If you run in browser, it will give you: "םוֹלשָׁ תבּשָׁ". The idea is to greedy include diacritics for every match until other (NON-niqqud) character is met.

Of course, this way is not universal and accurate, partially because some of U+05CX symbols are not diacritics and it works just for hebrew. I'm just saying that it worked for me.

If there is any way I can be helpful for you, just tell me. Thanks!

Boldewyn commented 10 years ago

About getting the Grapheme Extenders: Well, that's the definition ;-) The UCD sustains the Grapheme_Extend property separately, so you should be fine using that directly.

The glossary of UAX44 for diacritics also suggests, that combining chars alone are not sufficient:

[...] Some diacritics are not combining characters, and some combining characters are not diacritics.

noomorph commented 10 years ago

Do you mean that esrever works as expected? If yes then I also agree: sha-l-o-m gets reversed to m-o-la-sh, and this is phonetically correct. I've marked letters which get qamatz, with asterisk.

The only problem I see here is: 0x05C1 and 0x05C2 characters – sin and shin dots for שׂ (sin), שׁ (shin). They do not make any sense when reversed, because their only destination is to specify which ש letter is that.

I think it's better to keep them together with ש.

The other thing is "final forms of hebrew letters (sofit)". מ (not in end) -> ם (in end), e.g: שלום - מולש

I think this also is worth a note when reversing words.

mathiasbynens commented 10 years ago

@noomorph I was explaining that Esrever works as currently advertised, in that it only takes care of combining marks.

But I agree we should change that and also take care of grapheme extenders.
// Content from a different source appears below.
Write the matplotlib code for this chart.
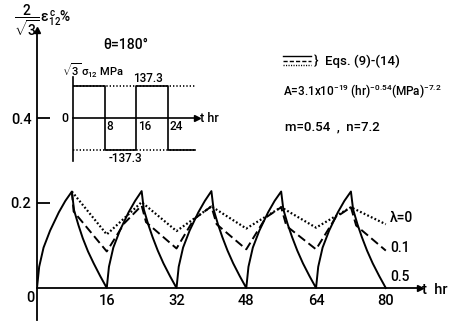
import matplotlib
matplotlib.use('Agg')
import matplotlib.pyplot as plt
from matplotlib.lines import Line2D

# creep strain curves (t in hr, strain in %)
t_solid = [0, 0.5, 1.5, 3, 5, 6.5, 8,
           8.5, 9.5, 10.5, 11.7, 13, 14.5, 16,
           16.5, 17.5, 19, 21, 22.5, 24,
           24.5, 25.5, 26.5, 27.7, 29, 30.5, 32,
           32.5, 33.5, 35, 37, 38.5, 40,
           40.5, 41.5, 42.5, 43.7, 45, 46.5, 48,
           48.5, 49.5, 51, 53, 54.5, 56,
           56.5, 57.5, 58.5, 59.7, 61, 62.5, 64,
           64.5, 65.5, 67, 69, 70.5, 72,
           72.5, 73.5, 74.5, 75.7, 77, 78.5, 80]
v_solid = [0, 0.05, 0.095, 0.135, 0.178, 0.205, 0.227,
           0.183, 0.148, 0.117, 0.086, 0.058, 0.028, 0,
           0.05, 0.095, 0.135, 0.178, 0.205, 0.228,
           0.185, 0.15, 0.12, 0.088, 0.058, 0.028, 0,
           0.05, 0.095, 0.135, 0.178, 0.205, 0.228,
           0.185, 0.15, 0.12, 0.088, 0.058, 0.028, 0,
           0.05, 0.095, 0.135, 0.178, 0.205, 0.227,
           0.185, 0.15, 0.12, 0.088, 0.058, 0.028, 0,
           0.05, 0.095, 0.135, 0.178, 0.205, 0.227,
           0.185, 0.15, 0.12, 0.088, 0.058, 0.028, 0]

t_dash = [8, 8.4, 16, 20, 24, 25, 32, 36, 40, 41.2, 48, 52.5, 56, 57.2, 64, 68.5, 72, 73.2, 80]
v_dash = [0.227, 0.18, 0.086, 0.152, 0.194, 0.155, 0.093, 0.162, 0.192, 0.15,
          0.091, 0.166, 0.19, 0.146, 0.091, 0.166, 0.19, 0.147, 0.088]

t_dot = [8, 16, 24, 32, 40, 48, 56, 64, 72, 80]
v_dot = [0.227, 0.126, 0.202, 0.134, 0.192, 0.14, 0.19, 0.142, 0.19, 0.15]

lam_labels = ['λ=0', '0.1', '0.5']
x_ticks = [16, 32, 48, 64, 80]
y_ticks = [0.2, 0.4]

# inset: applied stress history
t_stress = [0, 8, 16, 24, 31]
s_stress = [137.3, -137.3, 137.3, -137.3, -137.3]
s_amp = 137.3

plt.rcParams['font.family'] = ['Roboto', 'DejaVu Sans']
plt.rcParams['font.weight'] = 'medium'
plt.rcParams['mathtext.fontset'] = 'custom'
plt.rcParams['mathtext.rm'] = 'Roboto:medium'
plt.rcParams['mathtext.it'] = 'Roboto:medium'
plt.rcParams['mathtext.bf'] = 'Roboto:bold'

W, H = 455, 322
fig = plt.figure(figsize=(W / 100, H / 100), dpi=100)


def px(x, y):
    return x / W, 1 - y / H


def rect(x0, y0, x1, y1):
    return [x0 / W, 1 - y1 / H, (x1 - x0) / W, (y1 - y0) / H]


# main axes: t=0 at x=37px, 4.36 px/hr; 0 at y=288px, 425 px per unit
ax = fig.add_axes(rect(37, 30, 420, 320))
ax.set_xlim(0, (420 - 37) / 4.36)
ax.set_ylim(-(320 - 288) / 425, (288 - 30) / 425)
ax.patch.set_alpha(0)
for s in ['top', 'right']:
    ax.spines[s].set_visible(False)
ax.spines['bottom'].set_position(('data', 0))
ax.spines['left'].set_linewidth(1.3)
ax.spines['bottom'].set_linewidth(1.3)
ax.plot(1, 0, '>k', ms=5, transform=ax.get_yaxis_transform(), clip_on=False)
ax.plot(0, 1, '^k', ms=5, transform=ax.get_xaxis_transform(), clip_on=False)

lw = 1.4
ax.plot(t_solid, v_solid, color='black', lw=lw)
ax.plot(t_dash, v_dash, color='black', lw=lw, linestyle=(0, (4.5, 2.2)))
ax.plot(t_dot, v_dot, color='black', lw=1.6, linestyle=(0, (0.8, 1.0)))

ax.set_xticks(x_ticks)
ax.set_xticklabels([str(v) for v in x_ticks])
ax.tick_params(axis='x', length=0, pad=4, labelsize=10.5)
ax.set_yticks(y_ticks)
ax.set_yticklabels([str(v) for v in y_ticks])
ax.tick_params(axis='y', direction='in', length=9, width=1.3, pad=4, labelsize=10.5)

fs = dict(color='black')
fig.text(*px(30, 298), '0', ha='center', va='center', fontsize=10.5, **fs)
fig.text(*px(422, 290), 't  hr', ha='left', va='center', fontsize=10.5, **fs)
fig.text(*px(14, 20), r'$\dfrac{2}{\sqrt{3}}\,\epsilon^{c}_{12}$%', ha='left', va='center',
         fontsize=10, **fs)
for lab, y in zip(lam_labels, [218, 248, 277]):
    fig.text(*px(390, y), lab, ha='left', va='center', fontsize=10, **fs)

fig.text(*px(126, 45), 'θ=180°', ha='center', va='center', fontsize=10, **fs)

# legend-like sample lines and equation text
for y, ls in zip([56, 60.5, 65], ['-', (0, (3, 1.5)), (0, (0.8, 1.0))]):
    fig.add_artist(Line2D([283 / W, 311 / W], [1 - y / H, 1 - y / H], color='black',
                          lw=1.0, linestyle=ls, transform=fig.transFigure))
fig.text(*px(314, 61), '}  Eqs. (9)-(14)', ha='left', va='center', fontsize=9.5, **fs)
fig.text(*px(283, 92), r'A=3.1x10$^{-19}$ (hr)$^{-0.54}$(MPa)$^{-7.2}$', ha='left',
         va='center', fontsize=8.5, **fs)
fig.text(*px(285, 127), 'm=0.54  ,  n=7.2', ha='left', va='center', fontsize=9.5, **fs)

# inset: stress history, t=0 at x=73px, 3.94 px/hr; 0 at y=118px, 32px per 137.3
ai = fig.add_axes(rect(73, 77, 197, 161))
ai.set_xlim(0, (197 - 73) / 3.94)
ai.set_ylim(-(161 - 118) / 32 * s_amp, (118 - 77) / 32 * s_amp)
ai.patch.set_alpha(0)
for s in ['top', 'right']:
    ai.spines[s].set_visible(False)
ai.spines['bottom'].set_position(('data', 0))
ai.spines['left'].set_linewidth(1.2)
ai.spines['bottom'].set_linewidth(1.2)
ai.set_xticks([])
ai.set_yticks([])
ai.plot(1, 0, '>k', ms=4, transform=ai.get_yaxis_transform(), clip_on=False)
ai.hlines([s_amp, -s_amp], 0, t_stress[-1], color='black', lw=1.2, linestyle=(0, (0.8, 1.2)))
ai.step(t_stress, s_stress, where='post', color='black', lw=1.2)

fig.text(*px(62, 71), r'$\sqrt{3}\,\sigma_{12}$ MPa', ha='left', va='center', fontsize=8, **fs)
fig.text(*px(148, 79), '137.3', ha='center', va='center', fontsize=8.5, **fs)
fig.text(*px(125, 159), '-137.3', ha='center', va='center', fontsize=8.5, **fs)
fig.text(*px(68, 118), '0', ha='right', va='center', fontsize=9, **fs)
for lab, x in zip(['8', '16', '24'], [106, 138, 170]):
    fig.text(*px(x, 127), lab, ha='left', va='center', fontsize=8.5, **fs)
fig.text(*px(200, 118), 't hr', ha='left', va='center', fontsize=9, **fs)

fig.savefig('out.png', dpi=100)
mathiasbynens commented 10 years ago

Do Grapheme_Extend characters only apply to Grapheme_Base characters?

noomorph commented 10 years ago

Thank you, will be watching this thread. Unfortunately, I never dived into depths of Unicode so I cannot help. =(

patch commented 10 years ago

The job would be much easier if JavaScript supported \X in regular expressions for matching a Unicode extended grapheme cluster.

$ perl -CS -Mutf8 -E 'say join("", reverse("שָׁלוֹם" =~ /\X/g))'
םוֹלשָׁ

Boldewyn commented 10 years ago

@patch not necessarily for this project. When the browser is built against an old Unicode version, the results are outdated and incorrect for newer codepoints. With the major Unicode 7 update on the horizon, this is not only an academic problem.

(E.g., for the API in codepoints.net I use PHP's implementation of NFC/NFD transformations. The PHP version uses some Unicode 5.X data internally, therefore some newer Unicode 6 codepoints get incorrect transformations.)

mathiasbynens commented 10 years ago

The correct (well, the most correct) way to do this is to implement text segmentation as per TR29 and then reverse each grapheme cluster (as well as swapping surrogate pairs) before further processing the string as usual.